Aeschylus. Prometheus Bound. Trans. David Grene. in Greek Tragedies, Vol. 1. Ed. David Grene, Richmond Lattimore. Chicago: University of Chicago Press, 1960.

Hindle, Maurice. Introduction to Frankenstein.

Milton, John. Milton. Ed. Maynard Mack. Englewood Cliffs, N.J.: Prentice-Hall, 1961.

Shelley, Mary. Frankenstein. Ed. Maurice Hindle. Markham, Ontario: Penguin, 1985.

-----Journal Entries. In Longman Anthology.

Wolfson, Susan, and Peter Manning, editors. The Longman Anthology of British Literature, Vol. 2A: The Romantics and Their Contemporaries. Don Mills: Addison Wesley Longman, 1999.

 



[1] “Romantic Satanism” is defined in Longman 940.

[2]  Due to a discrepancy between the traditional division of lines and that used in the cited text, line numbers here are approximate.

[3] The other main difference is between the benevolent God and the tyrannical Zeus, himself a usurper like Satan. This reflects the larger contrast between Classical and Christian thought. In Greek myth, Prometheus brings the fire of knowledge to humans and frees them from a miserable ignorant existence. In Judeo-Christian myth, the serpent tempts humans to eat the fruit of knowledge, causing their fall from a happy innocent existence.
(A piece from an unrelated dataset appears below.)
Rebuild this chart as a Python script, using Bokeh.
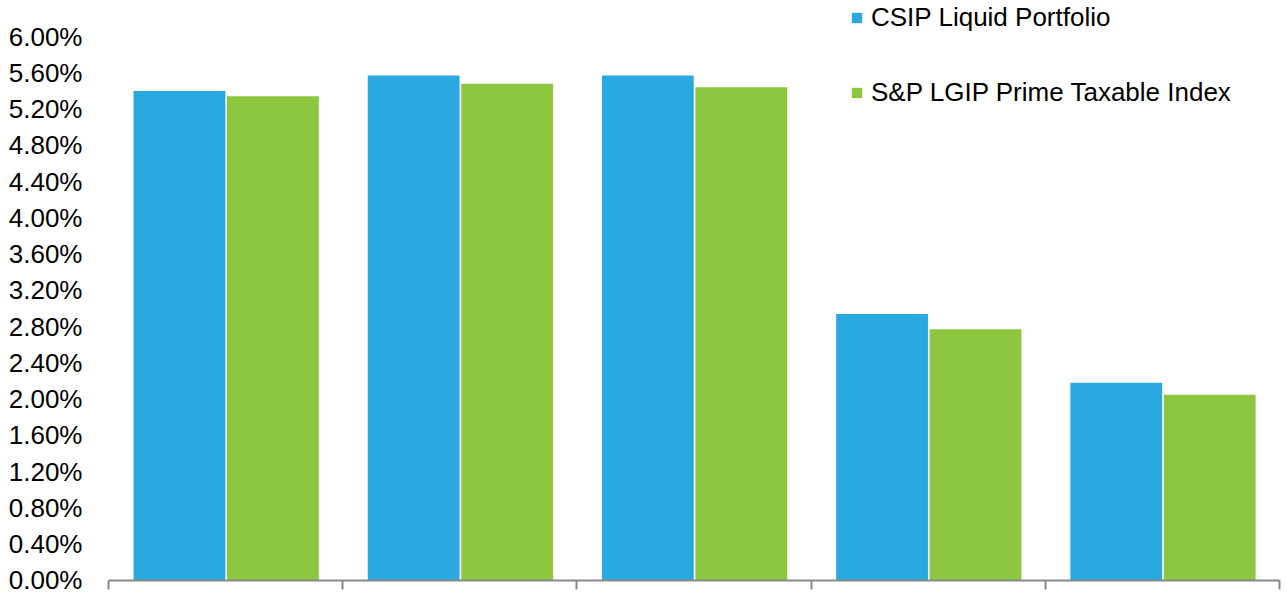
from bokeh.plotting import figure
from bokeh.models import ColumnDataSource, Legend, LegendItem, FixedTicker, NumeralTickFormatter, Range1d
from bokeh.embed import file_html
from bokeh.resources import INLINE

groups = [0, 1, 2, 3, 4]
csip = [0.0540, 0.0557, 0.0557, 0.0294, 0.0218]
sp_lgip = [0.0534, 0.0548, 0.0544, 0.0277, 0.0205]
series_names = ["CSIP Liquid Portfolio", "S&P LGIP Prime Taxable Index"]
colors = ["#29A9E0", "#8DC63F"]
y_ticks = [i * 0.004 for i in range(16)]

FONT = "Liberation Sans"

p = figure(width=1287, height=594, output_backend="svg", toolbar_location=None,
           x_range=Range1d(0, 5), y_range=Range1d(0, 0.06 * 580 / 544),
           min_border_left=108, min_border_right=8, min_border_top=0, min_border_bottom=14)
p.outline_line_color = None
p.grid.visible = False
p.background_fill_color = "white"

src_a = ColumnDataSource(dict(x=[g + 0.303 for g in groups], top=csip))
src_b = ColumnDataSource(dict(x=[g + 0.702 for g in groups], top=sp_lgip))
r1 = p.vbar(x="x", top="top", width=0.392, source=src_a, fill_color=colors[0], line_color=None)
r2 = p.vbar(x="x", top="top", width=0.392, source=src_b, fill_color=colors[1], line_color=None)

# y axis
p.yaxis.ticker = FixedTicker(ticks=y_ticks)
p.yaxis.formatter = NumeralTickFormatter(format="0.00%")
p.yaxis.axis_line_color = None
p.yaxis.major_tick_line_color = None
p.yaxis.minor_tick_line_color = None
p.yaxis.major_label_standoff = 20
p.yaxis.major_label_text_font = FONT
p.yaxis.major_label_text_font_size = "26px"
p.yaxis.major_label_text_color = "black"

# x axis
p.xaxis.ticker = FixedTicker(ticks=[0, 1, 2, 3, 4, 5])
p.xaxis.major_label_overrides = {i: "" for i in range(6)}
p.xaxis.major_label_text_font_size = "0px"
p.xaxis.major_label_standoff = 0
p.xaxis.axis_line_color = "#898989"
p.xaxis.axis_line_width = 2
p.xaxis.major_tick_line_color = "#898989"
p.xaxis.major_tick_line_width = 2
p.xaxis.major_tick_in = 0
p.xaxis.major_tick_out = 9
p.xaxis.minor_tick_line_color = None

legend = Legend(items=[LegendItem(label=series_names[0], renderers=[r1]),
                       LegendItem(label=series_names[1], renderers=[r2])],
                location=(742, 472), orientation="vertical",
                glyph_width=13, glyph_height=13, label_standoff=8,
                label_height=28, spacing=44, padding=0, margin=0,
                label_text_font=FONT, label_text_font_size="26px",
                label_text_color="black",
                border_line_color=None, background_fill_alpha=0)
p.add_layout(legend, "center")

open("out.html", "w").write(file_html(p, INLINE))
[4]  It must be made clear that this is a Christian myth. In Judaism, Satan is as much a servant of God as any other angel, it being his peculiar role to test humans and record their failures. Without understanding this, the story of Job loses its meaning—God sends Satan to test Job. The Jewish Satan has no relation to the serpent of the Eden story. The equivocation is Christian. Christianity’s devil and its stark good vs. evil cosmic war derive from Zoroastrianism, not Judaism, just as its doctrine of the immortal soul derives from Platonism. There is no good vs. evil in Judaism, there is just God, and immortality is the privilege of God and the angels, not humans.

[5] This phrase is borrowed from Friedrich Nietzsche, vide Genealogy of Morals, Beyond Good and Evil, and The Antichrist.